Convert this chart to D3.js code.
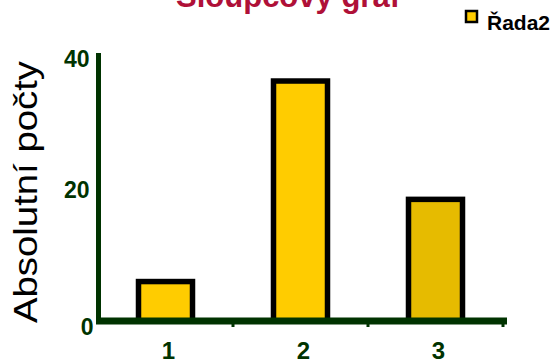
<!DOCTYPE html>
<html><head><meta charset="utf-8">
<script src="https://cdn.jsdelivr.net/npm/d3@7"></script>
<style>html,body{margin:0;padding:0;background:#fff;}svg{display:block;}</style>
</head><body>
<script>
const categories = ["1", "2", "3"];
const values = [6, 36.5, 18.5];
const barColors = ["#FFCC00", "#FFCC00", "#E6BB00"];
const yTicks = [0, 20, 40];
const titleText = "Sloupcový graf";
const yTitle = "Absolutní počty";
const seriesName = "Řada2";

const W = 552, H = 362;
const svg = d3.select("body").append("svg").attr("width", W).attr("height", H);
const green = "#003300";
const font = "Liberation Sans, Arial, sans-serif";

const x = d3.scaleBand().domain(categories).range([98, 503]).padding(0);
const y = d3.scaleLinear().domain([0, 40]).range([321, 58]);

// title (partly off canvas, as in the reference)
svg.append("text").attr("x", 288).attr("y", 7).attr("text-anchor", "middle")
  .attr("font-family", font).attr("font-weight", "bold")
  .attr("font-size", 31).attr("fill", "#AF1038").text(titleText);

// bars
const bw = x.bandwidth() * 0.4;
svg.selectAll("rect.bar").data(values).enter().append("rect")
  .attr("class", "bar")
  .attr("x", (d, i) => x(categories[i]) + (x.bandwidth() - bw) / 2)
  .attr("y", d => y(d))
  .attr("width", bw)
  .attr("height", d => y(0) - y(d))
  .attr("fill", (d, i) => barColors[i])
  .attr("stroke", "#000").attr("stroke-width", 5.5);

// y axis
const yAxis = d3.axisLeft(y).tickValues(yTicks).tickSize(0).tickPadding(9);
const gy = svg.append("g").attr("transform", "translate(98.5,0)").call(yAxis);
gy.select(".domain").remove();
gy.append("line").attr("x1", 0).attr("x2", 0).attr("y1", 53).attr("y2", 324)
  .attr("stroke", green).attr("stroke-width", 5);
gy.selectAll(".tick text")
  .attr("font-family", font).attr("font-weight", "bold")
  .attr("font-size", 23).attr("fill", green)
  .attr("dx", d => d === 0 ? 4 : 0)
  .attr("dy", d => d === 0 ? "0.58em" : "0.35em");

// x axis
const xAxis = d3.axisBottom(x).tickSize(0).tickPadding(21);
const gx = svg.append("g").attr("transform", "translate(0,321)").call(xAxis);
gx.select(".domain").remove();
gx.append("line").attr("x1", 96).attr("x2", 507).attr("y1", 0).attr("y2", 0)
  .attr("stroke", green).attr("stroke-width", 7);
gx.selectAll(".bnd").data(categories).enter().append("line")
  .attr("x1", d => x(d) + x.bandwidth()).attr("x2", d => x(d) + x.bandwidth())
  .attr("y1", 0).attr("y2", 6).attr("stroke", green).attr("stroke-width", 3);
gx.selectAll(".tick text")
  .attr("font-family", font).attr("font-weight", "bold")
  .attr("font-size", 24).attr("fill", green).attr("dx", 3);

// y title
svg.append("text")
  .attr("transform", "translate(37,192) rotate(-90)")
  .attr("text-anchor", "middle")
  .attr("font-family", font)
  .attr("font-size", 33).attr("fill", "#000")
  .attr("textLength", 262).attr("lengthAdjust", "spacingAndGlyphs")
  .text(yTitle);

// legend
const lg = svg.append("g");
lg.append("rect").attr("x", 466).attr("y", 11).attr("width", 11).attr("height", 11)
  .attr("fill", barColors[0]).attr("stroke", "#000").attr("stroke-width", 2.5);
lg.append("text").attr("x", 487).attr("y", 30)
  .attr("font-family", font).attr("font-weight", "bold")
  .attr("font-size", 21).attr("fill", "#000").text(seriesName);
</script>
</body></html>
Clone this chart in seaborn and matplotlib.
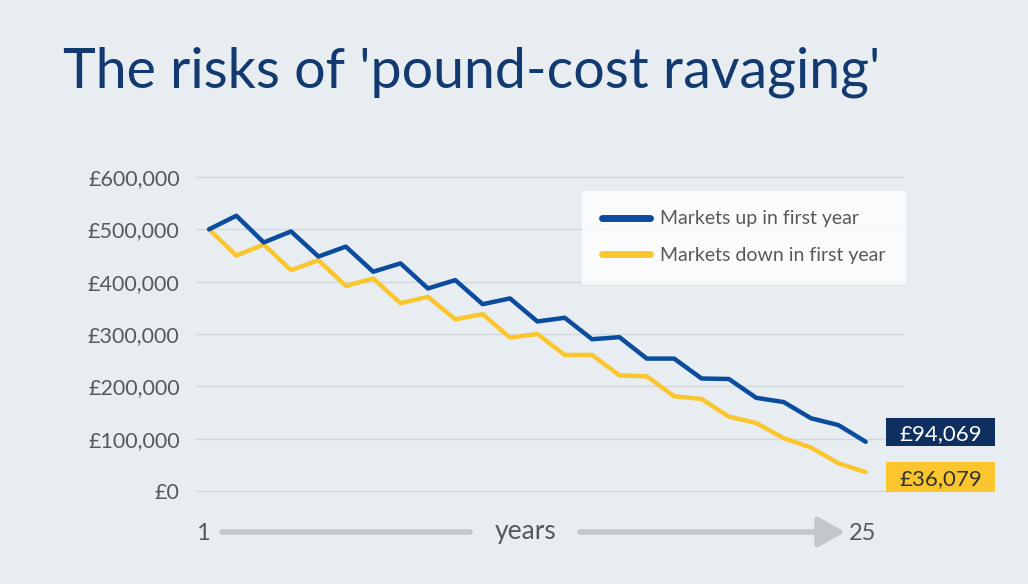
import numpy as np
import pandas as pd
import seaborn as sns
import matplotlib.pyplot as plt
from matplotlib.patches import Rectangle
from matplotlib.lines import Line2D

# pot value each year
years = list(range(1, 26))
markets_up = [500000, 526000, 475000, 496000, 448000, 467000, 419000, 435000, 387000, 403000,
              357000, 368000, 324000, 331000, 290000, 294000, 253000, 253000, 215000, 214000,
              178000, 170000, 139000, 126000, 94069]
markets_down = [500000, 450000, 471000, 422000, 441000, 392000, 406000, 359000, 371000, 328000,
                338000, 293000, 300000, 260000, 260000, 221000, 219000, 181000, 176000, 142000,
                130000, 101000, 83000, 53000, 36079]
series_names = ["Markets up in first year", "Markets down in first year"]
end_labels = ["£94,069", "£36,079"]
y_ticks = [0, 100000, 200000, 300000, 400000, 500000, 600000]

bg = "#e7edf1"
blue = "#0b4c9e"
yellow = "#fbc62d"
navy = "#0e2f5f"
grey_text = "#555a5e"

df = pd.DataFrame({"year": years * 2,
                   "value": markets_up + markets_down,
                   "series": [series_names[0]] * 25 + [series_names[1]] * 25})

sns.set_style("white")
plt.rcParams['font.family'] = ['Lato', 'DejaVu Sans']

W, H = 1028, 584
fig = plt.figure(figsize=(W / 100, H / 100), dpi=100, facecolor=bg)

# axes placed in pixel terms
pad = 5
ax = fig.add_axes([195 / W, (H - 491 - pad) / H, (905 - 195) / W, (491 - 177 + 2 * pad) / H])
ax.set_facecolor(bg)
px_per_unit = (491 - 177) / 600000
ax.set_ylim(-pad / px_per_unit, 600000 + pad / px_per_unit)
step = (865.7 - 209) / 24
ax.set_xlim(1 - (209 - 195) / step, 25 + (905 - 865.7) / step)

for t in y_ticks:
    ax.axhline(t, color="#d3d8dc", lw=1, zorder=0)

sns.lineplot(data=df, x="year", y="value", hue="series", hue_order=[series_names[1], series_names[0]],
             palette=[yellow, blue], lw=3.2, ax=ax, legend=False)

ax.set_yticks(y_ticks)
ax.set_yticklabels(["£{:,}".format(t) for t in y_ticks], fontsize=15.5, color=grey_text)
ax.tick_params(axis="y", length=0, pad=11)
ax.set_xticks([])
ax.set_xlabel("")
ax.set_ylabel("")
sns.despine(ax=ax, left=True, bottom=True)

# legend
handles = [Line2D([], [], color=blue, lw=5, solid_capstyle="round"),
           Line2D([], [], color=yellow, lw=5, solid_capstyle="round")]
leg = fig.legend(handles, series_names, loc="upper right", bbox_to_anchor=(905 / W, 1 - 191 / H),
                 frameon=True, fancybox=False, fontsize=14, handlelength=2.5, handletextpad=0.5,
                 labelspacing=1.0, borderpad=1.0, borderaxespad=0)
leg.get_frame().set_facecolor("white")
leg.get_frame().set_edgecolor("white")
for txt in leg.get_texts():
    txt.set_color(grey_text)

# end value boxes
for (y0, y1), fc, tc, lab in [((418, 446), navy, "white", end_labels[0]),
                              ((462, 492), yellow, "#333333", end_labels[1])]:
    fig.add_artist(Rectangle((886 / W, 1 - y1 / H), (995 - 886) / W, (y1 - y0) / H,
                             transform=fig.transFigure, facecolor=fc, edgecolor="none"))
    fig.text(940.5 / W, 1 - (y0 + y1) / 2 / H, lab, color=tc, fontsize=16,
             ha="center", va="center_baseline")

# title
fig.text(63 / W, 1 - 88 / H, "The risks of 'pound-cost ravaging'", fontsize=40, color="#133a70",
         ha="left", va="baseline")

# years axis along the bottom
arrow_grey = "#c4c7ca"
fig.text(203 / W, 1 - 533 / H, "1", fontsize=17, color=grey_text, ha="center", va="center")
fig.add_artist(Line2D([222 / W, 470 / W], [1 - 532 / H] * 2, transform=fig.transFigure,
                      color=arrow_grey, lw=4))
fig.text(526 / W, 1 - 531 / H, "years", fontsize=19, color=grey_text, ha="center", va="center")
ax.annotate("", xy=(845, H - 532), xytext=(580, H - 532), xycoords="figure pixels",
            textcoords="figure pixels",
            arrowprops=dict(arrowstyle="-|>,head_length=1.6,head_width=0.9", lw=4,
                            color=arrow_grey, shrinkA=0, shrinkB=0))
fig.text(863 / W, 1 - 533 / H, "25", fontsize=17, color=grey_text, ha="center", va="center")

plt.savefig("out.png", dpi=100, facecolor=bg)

------------------------------------

__What you will do__
Above are records with pictures. Reproduce exactly only the lines from the line with "Clone this chart in seaborn and matplotlib." through the line with "from matplotlib.lines import Line2D", both ends included, and leave the pictures out.

__Full response__
Clone this chart in seaborn and matplotlib.
import numpy as np
import pandas as pd
import seaborn as sns
import matplotlib.pyplot as plt
from matplotlib.patches import Rectangle
from matplotlib.lines import Line2D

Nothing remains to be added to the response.